High Fashion has invested in excess of 700 million yuan in recent years on what Qi enthusiastically described as "environmentally friendly, energy-saving and technologically
advanced" equipment to help it "be in the vanguard" of the nation''s efforts to fight energy wastage and industrial pollution.
At the core of the company''s "green" energy facilities is a solar-heating system which has 13,000 square meters of solar paneling on the factory roofs, the largest single
paneled area in Asia. The panels can collect enough energy daily to heat water to 55 C for use in the printing and dying of fabrics.
"A total investment of 12 million yuan on the solar heating system would meet the daily hot-water requirement of 1,300 tons," Qi said. By eliminating its old coal-fired furnace,
Qi said, the company has saved more than 800,000 yuan in fuel bills and greatly reduce the emission of harmful gases.
Qi and his team have also created their own method of saving energy in the production process by using a gas-water separation process.
Last month, a steam trap was installed on the end of an ordinary steam iron to collect moisture and recycle the water for use in heating systems and other machines.
"The improvements cost 60,000 yuan, but they are expected to save more than 500 tons of water and around 80,000 yuan every month," said Qi.

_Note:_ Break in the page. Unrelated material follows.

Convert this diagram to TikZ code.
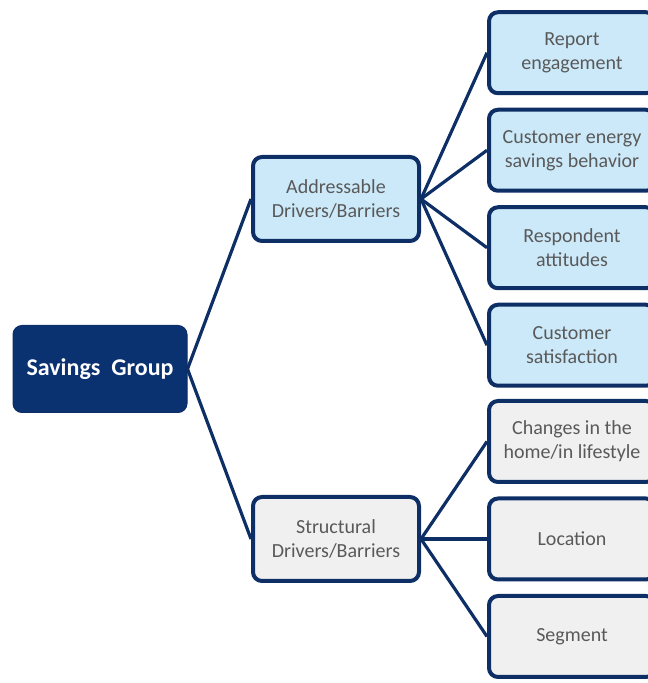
\documentclass[tikz,border=0pt]{standalone}
\usepackage{fontspec}
\setmainfont{Carlito}
\definecolor{navy}{RGB}{14,46,102}
\definecolor{rootfill}{RGB}{10,49,112}
\definecolor{paleblue}{RGB}{204,233,249}
\definecolor{palegray}{RGB}{240,240,240}
\definecolor{textgray}{RGB}{89,89,89}
\begin{document}
\begin{tikzpicture}[x=1pt,y=1pt,grow'=right,level distance=236pt,
  level 1/.style={sibling distance=340pt},
  level 2/.style={sibling distance=97.5pt},
  edge from parent/.style={draw=navy,line width=3.2pt},
  edge from parent path={(\tikzparentnode.east) -- (\tikzchildnode.west)},
  every node/.style={font=\fontsize{20}{24}\selectfont,text=textgray,align=center},
  rootbox/.style={rectangle,rounded corners=9pt,fill=rootfill,draw=navy,line width=1pt,
    minimum width=174pt,minimum height=87pt,text=white,font=\fontsize{24}{28}\selectfont\bfseries},
  groupbox/.style={rectangle,rounded corners=9pt,draw=navy,line width=4pt,
    minimum width=166pt,minimum height=84pt},
  itembox/.style={rectangle,rounded corners=9pt,draw=navy,line width=4pt,
    minimum width=166pt,minimum height=81pt}]
\useasboundingbox (0,0) rectangle (648,683);
\clip (0,0) rectangle (648,683);
\node[rootbox] (root) at (100,314) {Savings\ \ Group}
 child{node[groupbox,fill=paleblue] (addr) {Addressable\\Drivers/Barriers}
   child{node[itembox,fill=paleblue] (report) {Report\\engagement}}
   child{node[itembox,fill=paleblue] (behavior) {Customer energy\\savings behavior}}
   child{node[itembox,fill=paleblue] (attitude) {Respondent\\attitudes}}
   child{node[itembox,fill=paleblue] (satisf) {Customer\\satisfaction}}}
 child{node[groupbox,fill=palegray] (struct) {Structural\\Drivers/Barriers}
   child{node[itembox,fill=palegray] (changes) {Changes in the\\home/in lifestyle}}
   child{node[itembox,fill=palegray] (location) {Location}}
   child{node[itembox,fill=palegray] (segment) {Segment}}};
\end{tikzpicture}
\end{document}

The method of washing clothes has been updated in the company''s workshops as well.
Gone are the old-fashioned washing machines that wasted huge quantities of water. Now some of the water used in the process will be purified and then stored in a tank so it can
be used again.
"This advanced equipment enables the washing machines to use recycled water to wash clothes and fabrics, thus reducing by up to 40 percent the amount of water required," said
Qi.
He added that the company''s fabric center has also upgraded four high-efficiency printing machines that reduce the amount of water used by each cylinder by about 50 percent.
That, in turn, has resulted in a reduction of 4.5 hours in the length of the working process.
The production process has also been made more efficient with the aim of reducing energy use across the board.
The process has been more fully mechanized, resulting in a 200 percent improvement in efficiency.
Qi explained that the company is also employing seasonal energy-saving techniques in each part of the production process.
In summer, the company utilizes the lower cost of electricity in the evenings to freeze water overnight. The ice is then used to cool the air in the factory during the day
instead of using air-conditioning.
During winter, the factory''s waste gases are used to boil water and provide heating for the facility.
All the light bulbs used in the factories are of the low-energy type, saving a total of 364,800 kilowatt hours annually compared with normal light bulbs.
"We aim to replace all the low-energy bulbs with LED light bulbs to achieve even lower electricity use soon," said Qi.
According to the company''s statistics, High Fashion reduced energy usage by an average of more than 20 percent annually between 2008 and 2010.
To deal with water wastage during production and minimize emissions, High Fashion has spent more than 11 million yuan on the construction of a drainage recycling project at the
factory.
The facility has just been put into use on a trial basis and will recycle 1,000 tons of water from the daily drainage rate of 1,500 tons, almost half the total amount of water
wasted every day.
"Our ultimate goal is to achieve almost zero wastage and reuse water as many times as possible," said Qi.